日曜日に見沼田んぼの東縁から西縁へと歩いてみた。お弁当をもって4時間くらいだが、いつもと違うルートをとって、植物観察をするカミサンと一緒だ。いろいろと植物の話を聞く。右から左へ抜けるけれども、懲りないで話してくれる。ヤエザクラが満開を過ぎてもまだ花をつけ、重く垂れ下がっている。オオシマザクラが花のあとに丸いサクランボの幼生が実をつけていて、ソメイヨシノとの違いを見せつけている。毎年見ているのに、これほどじっくりと身を見たことはなかった。
街路樹にもなっているハナミズキが、いよいよこれからという風情。この花はずいぶん早くから開花がはじまった。それなのに、まだこれからというのがなんともたくましい。白ばかりでなく紅いハナミズキの花もあって、ひと際異彩を放つ。ツツジが出番を待ちかねているようだ。
ほんの数日前に見かけたコムクドリはもう姿を見せていない。ツグミがせわしく飛び交い、これから旅立つ準備に取りかかって、集まり始めているのだろうか。ムクドリがペアリングを済ませていて、イヤに目につく。池のカモなども、もう旅立ってしまったのかもしれない。カンムリカイツブリの羽根の色がすっかり変わっている。ヒバリが宙に浮いて鳴きたてる。警戒しているのかメスを呼んでいるのか、わからない。ウグイスの書き声が低くなった。もう子育てに入ったのか。代わってキジが、あちらこちらからキーッツ、キーッツと叫び声をあげる。

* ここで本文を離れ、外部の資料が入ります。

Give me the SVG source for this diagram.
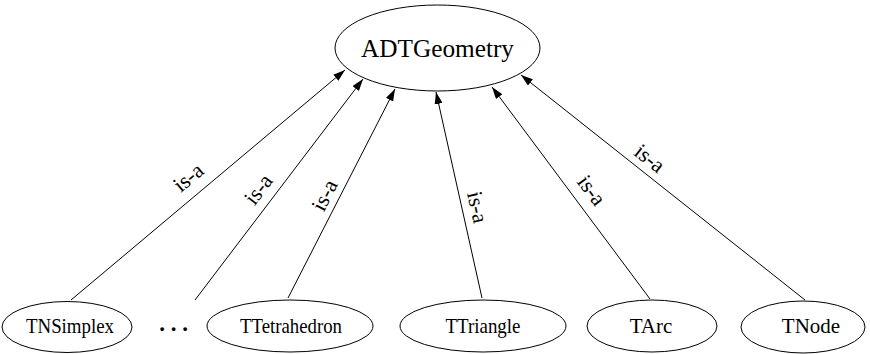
<svg xmlns="http://www.w3.org/2000/svg" width="870" height="354" viewBox="0 0 870 354">
<defs>
<style>
.n ellipse{fill:#fff;stroke:#000;stroke-width:1}
text{font-family:'Liberation Serif','Times New Roman',serif;fill:#000;text-anchor:middle}
.t{font-size:21px}
.big{font-size:25px}
.e line{stroke:#000;stroke-width:1;fill:none;marker-end:url(#arr)}
.lbl{font-size:22px}
</style>
<marker id="arr" viewBox="0 0 12 8" refX="12" refY="4" markerWidth="12" markerHeight="8" markerUnits="userSpaceOnUse" orient="auto">
<path d="M0,0 L12,4 L0,8 z" fill="#000"/>
</marker>
</defs>
<rect width="870" height="354" fill="#fff"/>
<g id="connectors" class="e">
<line x1="71" y1="300" x2="345" y2="70"/>
<line x1="195" y1="300" x2="363" y2="79"/>
<line x1="288" y1="298" x2="395" y2="89"/>
<line x1="482" y1="298" x2="436" y2="92"/>
<line x1="650" y1="299" x2="492" y2="87"/>
<line x1="805" y1="300" x2="521" y2="75"/>
</g>
<g id="labels">
<text class="lbl" transform="translate(188,177) rotate(-40)" dy="0.35em">is-a</text>
<text class="lbl" transform="translate(258,189) rotate(-52.8)" dy="0.35em">is-a</text>
<text class="lbl" transform="translate(324,195) rotate(-62.9)" dy="0.35em">is-a</text>
<text class="lbl" transform="translate(478,207) rotate(77.4)" dy="0.35em">is-a</text>
<text class="lbl" transform="translate(592,190) rotate(53.3)" dy="0.35em">is-a</text>
<text class="lbl" transform="translate(650,158) rotate(38.4)" dy="0.35em">is-a</text>
</g>
<g id="ADTGeometry" class="n">
<ellipse cx="437.5" cy="48" rx="102.5" ry="43"/>
<text class="big" x="437.5" y="57" textLength="153" lengthAdjust="spacingAndGlyphs">ADTGeometry</text>
</g>
<g id="TNSimplex" class="n">
<ellipse cx="67" cy="327" rx="65" ry="25.5"/>
<text class="t" x="70" y="333" textLength="88" lengthAdjust="spacingAndGlyphs">TNSimplex</text>
</g>
<g id="dots" class="n">
<text x="173.5" y="331" font-size="23" font-weight="bold">. . .</text>
</g>
<g id="TTetrahedron" class="n">
<ellipse cx="290" cy="326" rx="83" ry="26"/>
<text class="t" x="291" y="333" textLength="102" lengthAdjust="spacingAndGlyphs">TTetrahedron</text>
</g>
<g id="TTriangle" class="n">
<ellipse cx="483" cy="326" rx="83" ry="26"/>
<text class="t" x="483" y="333" textLength="75" lengthAdjust="spacingAndGlyphs">TTriangle</text>
</g>
<g id="TArc" class="n">
<ellipse cx="652" cy="326" rx="65" ry="26"/>
<text class="t" x="651" y="333">TArc</text>
</g>
<g id="TNode" class="n">
<ellipse cx="803" cy="327" rx="62" ry="26"/>
<text class="t" x="811" y="333">TNode</text>
</g>
</svg>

氷川女体神社脇のかかし公園にはたくさんの人が出ている。むろん、群れてはいない。小さな子どもと遊ぶ親たち、自転車や二輪の板に乗って身をよじりながら走るボードが人気のようだ。バドミントンやボール遊びもはしゃいでいる。ジョギングに興じる姿は、大人も数では負けない。いかにもランナー風の人、たまさかの愉しみで走り出した人、連れと二人で話しながら追い越してゆく人。
その人たちの着ているものが、明らかに軽くなって、夏模様を呈している。
なんだか、ウィルス禍というよりも、休暇を愉しむ人々だなと思ったとき、ああそうだ、今日は日曜日だったと気づいた。

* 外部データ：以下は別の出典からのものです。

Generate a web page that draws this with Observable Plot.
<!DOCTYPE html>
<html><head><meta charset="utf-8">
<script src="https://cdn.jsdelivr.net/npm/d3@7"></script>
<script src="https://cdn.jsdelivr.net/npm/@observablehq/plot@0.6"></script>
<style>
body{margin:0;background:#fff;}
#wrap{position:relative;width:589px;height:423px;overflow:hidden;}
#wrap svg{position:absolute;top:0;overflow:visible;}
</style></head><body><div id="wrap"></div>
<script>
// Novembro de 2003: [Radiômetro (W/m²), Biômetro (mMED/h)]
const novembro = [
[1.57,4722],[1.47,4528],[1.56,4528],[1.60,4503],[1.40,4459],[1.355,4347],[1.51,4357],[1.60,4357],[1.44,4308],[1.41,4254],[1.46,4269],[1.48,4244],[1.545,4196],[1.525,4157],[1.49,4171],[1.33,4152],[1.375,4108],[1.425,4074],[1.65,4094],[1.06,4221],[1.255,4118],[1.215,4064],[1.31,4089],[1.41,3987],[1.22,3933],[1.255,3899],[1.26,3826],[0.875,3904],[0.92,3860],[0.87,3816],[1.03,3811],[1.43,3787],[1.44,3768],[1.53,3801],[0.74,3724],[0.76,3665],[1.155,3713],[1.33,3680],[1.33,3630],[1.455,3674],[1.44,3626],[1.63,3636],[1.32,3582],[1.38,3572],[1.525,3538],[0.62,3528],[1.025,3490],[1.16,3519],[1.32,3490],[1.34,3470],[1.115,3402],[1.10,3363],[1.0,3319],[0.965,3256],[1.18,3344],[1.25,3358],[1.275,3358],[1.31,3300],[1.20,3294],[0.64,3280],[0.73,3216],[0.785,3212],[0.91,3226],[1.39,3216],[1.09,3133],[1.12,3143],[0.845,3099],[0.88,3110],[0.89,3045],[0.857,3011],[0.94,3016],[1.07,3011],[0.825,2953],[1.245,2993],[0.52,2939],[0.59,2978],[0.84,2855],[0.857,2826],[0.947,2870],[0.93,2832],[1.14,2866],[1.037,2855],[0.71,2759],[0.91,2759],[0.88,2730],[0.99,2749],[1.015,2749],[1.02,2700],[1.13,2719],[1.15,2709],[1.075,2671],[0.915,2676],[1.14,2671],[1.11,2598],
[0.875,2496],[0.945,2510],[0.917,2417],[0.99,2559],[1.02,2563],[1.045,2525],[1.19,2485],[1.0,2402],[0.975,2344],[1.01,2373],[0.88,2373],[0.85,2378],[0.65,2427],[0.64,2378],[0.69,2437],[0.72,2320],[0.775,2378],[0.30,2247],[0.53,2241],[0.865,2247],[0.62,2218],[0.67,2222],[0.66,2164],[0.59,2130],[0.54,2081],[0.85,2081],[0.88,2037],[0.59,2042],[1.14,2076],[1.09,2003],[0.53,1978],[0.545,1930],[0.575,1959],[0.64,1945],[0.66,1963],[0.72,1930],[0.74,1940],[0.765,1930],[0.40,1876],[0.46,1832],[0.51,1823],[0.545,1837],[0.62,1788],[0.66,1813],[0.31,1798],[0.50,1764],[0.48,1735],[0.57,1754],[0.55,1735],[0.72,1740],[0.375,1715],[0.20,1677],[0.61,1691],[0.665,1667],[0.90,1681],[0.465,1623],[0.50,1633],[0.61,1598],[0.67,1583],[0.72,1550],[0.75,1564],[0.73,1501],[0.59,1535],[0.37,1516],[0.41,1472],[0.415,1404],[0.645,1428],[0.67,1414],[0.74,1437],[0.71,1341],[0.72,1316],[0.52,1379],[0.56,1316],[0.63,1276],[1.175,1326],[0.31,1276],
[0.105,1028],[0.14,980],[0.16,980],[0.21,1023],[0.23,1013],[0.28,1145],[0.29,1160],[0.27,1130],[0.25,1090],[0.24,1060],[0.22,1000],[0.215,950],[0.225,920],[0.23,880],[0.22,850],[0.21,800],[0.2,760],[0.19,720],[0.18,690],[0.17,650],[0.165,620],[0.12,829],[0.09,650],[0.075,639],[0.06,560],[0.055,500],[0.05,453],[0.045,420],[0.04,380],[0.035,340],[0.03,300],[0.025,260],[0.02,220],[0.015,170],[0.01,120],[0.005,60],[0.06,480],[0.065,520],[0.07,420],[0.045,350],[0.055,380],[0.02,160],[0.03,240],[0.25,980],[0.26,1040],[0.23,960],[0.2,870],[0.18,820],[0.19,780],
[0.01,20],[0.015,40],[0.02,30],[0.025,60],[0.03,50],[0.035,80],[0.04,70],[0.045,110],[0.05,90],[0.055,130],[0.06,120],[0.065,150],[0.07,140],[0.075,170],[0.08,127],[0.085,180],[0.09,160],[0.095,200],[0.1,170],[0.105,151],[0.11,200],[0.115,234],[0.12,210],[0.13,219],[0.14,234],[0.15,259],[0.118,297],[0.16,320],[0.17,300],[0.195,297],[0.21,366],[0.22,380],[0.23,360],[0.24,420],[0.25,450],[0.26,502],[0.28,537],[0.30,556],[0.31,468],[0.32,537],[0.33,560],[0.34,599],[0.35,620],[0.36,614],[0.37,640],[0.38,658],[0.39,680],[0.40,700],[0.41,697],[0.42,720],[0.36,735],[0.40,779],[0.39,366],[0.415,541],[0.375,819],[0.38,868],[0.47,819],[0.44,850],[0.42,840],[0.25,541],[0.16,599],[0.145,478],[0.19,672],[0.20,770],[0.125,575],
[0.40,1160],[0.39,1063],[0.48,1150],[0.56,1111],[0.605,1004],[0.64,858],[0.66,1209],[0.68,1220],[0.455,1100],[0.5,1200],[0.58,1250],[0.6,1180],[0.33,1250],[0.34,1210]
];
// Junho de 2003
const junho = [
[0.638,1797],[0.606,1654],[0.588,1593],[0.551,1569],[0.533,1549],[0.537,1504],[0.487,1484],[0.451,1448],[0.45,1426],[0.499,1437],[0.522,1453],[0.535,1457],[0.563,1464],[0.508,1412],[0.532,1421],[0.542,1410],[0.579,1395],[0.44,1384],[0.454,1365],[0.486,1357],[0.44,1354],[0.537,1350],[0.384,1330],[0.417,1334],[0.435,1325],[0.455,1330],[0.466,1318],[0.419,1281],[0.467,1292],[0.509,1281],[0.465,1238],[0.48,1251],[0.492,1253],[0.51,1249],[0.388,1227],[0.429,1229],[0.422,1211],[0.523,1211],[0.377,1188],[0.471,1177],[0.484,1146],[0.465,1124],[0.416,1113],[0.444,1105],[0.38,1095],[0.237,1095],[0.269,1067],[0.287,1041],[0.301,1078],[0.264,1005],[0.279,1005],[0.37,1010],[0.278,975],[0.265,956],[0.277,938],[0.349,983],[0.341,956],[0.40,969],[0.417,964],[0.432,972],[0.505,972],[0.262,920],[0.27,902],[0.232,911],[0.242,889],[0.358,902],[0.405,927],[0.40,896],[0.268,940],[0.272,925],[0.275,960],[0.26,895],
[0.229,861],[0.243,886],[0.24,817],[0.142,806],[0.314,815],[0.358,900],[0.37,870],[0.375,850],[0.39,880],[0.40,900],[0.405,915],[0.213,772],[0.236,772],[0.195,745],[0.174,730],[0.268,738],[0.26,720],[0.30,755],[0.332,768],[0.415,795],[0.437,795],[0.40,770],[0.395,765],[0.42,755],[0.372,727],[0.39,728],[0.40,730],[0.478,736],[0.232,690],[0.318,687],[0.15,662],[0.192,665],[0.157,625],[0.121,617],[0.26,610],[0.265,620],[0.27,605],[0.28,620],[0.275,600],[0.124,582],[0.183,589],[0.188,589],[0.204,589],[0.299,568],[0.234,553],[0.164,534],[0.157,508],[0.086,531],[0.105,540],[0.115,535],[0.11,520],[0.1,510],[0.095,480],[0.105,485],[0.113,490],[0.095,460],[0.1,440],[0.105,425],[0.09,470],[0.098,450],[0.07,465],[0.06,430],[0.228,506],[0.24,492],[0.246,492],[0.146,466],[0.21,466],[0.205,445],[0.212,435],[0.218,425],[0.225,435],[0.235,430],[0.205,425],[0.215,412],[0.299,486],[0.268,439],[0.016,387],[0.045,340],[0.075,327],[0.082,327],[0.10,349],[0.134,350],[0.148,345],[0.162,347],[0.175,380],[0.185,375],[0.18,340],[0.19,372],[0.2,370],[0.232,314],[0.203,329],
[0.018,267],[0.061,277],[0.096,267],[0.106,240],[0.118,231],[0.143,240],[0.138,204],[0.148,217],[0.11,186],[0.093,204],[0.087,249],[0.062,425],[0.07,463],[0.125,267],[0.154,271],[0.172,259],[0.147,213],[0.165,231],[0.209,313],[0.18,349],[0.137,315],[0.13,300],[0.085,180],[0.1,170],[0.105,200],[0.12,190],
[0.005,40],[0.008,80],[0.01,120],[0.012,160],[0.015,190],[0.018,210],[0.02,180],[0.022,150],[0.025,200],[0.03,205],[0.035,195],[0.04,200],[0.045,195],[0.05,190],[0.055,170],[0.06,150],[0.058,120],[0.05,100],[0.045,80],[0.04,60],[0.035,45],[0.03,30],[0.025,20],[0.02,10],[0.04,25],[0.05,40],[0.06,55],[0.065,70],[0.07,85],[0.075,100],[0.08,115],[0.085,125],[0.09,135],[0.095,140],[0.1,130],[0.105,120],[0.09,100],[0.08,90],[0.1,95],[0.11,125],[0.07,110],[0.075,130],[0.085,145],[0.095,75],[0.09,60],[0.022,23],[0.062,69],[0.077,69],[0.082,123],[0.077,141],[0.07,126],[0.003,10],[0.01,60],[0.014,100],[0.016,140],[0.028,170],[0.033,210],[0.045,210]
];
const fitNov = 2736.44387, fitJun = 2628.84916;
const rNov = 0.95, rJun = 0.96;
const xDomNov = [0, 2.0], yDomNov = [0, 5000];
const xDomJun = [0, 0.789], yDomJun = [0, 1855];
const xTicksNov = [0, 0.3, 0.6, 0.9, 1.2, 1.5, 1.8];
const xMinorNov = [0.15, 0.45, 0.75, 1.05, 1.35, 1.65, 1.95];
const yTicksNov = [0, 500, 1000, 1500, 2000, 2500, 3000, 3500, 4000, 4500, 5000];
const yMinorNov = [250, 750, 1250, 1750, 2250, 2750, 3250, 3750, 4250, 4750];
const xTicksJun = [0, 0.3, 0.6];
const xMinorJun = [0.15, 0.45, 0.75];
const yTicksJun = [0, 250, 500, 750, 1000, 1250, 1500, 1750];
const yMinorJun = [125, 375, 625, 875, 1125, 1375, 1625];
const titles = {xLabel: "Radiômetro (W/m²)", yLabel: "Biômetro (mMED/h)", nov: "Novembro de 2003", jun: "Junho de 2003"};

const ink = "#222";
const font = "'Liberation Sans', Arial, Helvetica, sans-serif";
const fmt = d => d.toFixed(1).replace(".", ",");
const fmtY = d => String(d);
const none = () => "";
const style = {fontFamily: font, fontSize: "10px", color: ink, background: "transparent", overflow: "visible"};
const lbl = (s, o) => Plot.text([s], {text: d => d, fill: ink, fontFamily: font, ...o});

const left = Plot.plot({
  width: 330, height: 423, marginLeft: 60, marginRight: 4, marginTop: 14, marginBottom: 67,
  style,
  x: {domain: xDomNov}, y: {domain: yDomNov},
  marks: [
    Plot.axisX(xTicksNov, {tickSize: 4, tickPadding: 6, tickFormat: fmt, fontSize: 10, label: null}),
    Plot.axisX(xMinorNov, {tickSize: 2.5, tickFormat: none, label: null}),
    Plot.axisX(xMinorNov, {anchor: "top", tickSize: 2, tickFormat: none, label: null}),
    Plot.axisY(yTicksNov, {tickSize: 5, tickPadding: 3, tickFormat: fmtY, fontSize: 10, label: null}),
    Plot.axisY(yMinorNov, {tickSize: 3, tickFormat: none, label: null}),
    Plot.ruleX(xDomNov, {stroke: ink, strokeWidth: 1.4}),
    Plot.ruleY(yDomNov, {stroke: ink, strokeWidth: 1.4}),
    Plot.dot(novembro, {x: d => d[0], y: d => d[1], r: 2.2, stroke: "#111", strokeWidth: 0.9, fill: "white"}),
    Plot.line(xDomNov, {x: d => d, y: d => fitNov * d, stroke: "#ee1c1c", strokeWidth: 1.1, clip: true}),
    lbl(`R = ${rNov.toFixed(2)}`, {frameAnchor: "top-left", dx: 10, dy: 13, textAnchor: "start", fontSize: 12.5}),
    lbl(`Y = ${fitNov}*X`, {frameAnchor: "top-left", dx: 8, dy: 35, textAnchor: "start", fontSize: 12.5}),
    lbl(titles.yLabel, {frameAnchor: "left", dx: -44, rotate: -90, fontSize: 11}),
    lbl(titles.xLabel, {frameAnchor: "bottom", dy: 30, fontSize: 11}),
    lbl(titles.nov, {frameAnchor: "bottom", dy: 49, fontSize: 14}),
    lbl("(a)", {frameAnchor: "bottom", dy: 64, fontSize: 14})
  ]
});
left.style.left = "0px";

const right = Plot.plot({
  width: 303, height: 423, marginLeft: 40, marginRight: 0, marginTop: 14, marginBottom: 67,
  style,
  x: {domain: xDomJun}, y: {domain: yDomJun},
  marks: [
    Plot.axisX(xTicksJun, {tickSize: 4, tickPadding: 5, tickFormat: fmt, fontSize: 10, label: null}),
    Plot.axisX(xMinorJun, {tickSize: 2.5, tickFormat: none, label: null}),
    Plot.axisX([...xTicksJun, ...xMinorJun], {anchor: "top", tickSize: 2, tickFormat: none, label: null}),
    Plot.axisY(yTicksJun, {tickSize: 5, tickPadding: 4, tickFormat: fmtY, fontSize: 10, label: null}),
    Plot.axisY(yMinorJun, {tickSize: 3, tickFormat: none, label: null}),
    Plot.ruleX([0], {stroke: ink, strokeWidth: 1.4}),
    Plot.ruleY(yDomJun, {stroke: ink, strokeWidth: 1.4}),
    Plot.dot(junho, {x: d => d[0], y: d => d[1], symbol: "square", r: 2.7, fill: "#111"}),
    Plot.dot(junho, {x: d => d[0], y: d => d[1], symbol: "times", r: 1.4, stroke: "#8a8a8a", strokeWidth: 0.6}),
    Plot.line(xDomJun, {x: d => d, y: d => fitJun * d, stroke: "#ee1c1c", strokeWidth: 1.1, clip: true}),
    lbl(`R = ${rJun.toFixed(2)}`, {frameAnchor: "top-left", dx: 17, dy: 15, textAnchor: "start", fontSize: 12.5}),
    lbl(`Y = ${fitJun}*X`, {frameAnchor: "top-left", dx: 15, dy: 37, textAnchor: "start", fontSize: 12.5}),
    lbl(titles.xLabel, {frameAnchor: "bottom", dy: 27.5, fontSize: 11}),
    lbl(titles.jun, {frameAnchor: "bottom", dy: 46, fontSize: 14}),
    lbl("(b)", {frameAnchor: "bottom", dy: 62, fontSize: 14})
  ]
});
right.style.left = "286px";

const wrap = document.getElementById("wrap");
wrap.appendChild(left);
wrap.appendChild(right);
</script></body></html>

やはり平日なら、こうはいかないのかもしれない。平日もこうなると、たしかに高度消費社会の恩沢を受けているなあと実感できるのに、と皮肉な事態であることを想い起す。そうかこれは、季節の移ろいの社会的距離感なんだ。
これでウィルス禍さえなければ、「いい世の中になったねえ」と喜んでいられるのに、と思う。
いずれ日本も、ポルトガルのように昔日の栄光をすっかり忘れて、しかしのんびりと東の海の果てにあるジパングとして暮らしていけるといいなあ。 私たちの時代が異形であったのだ、と。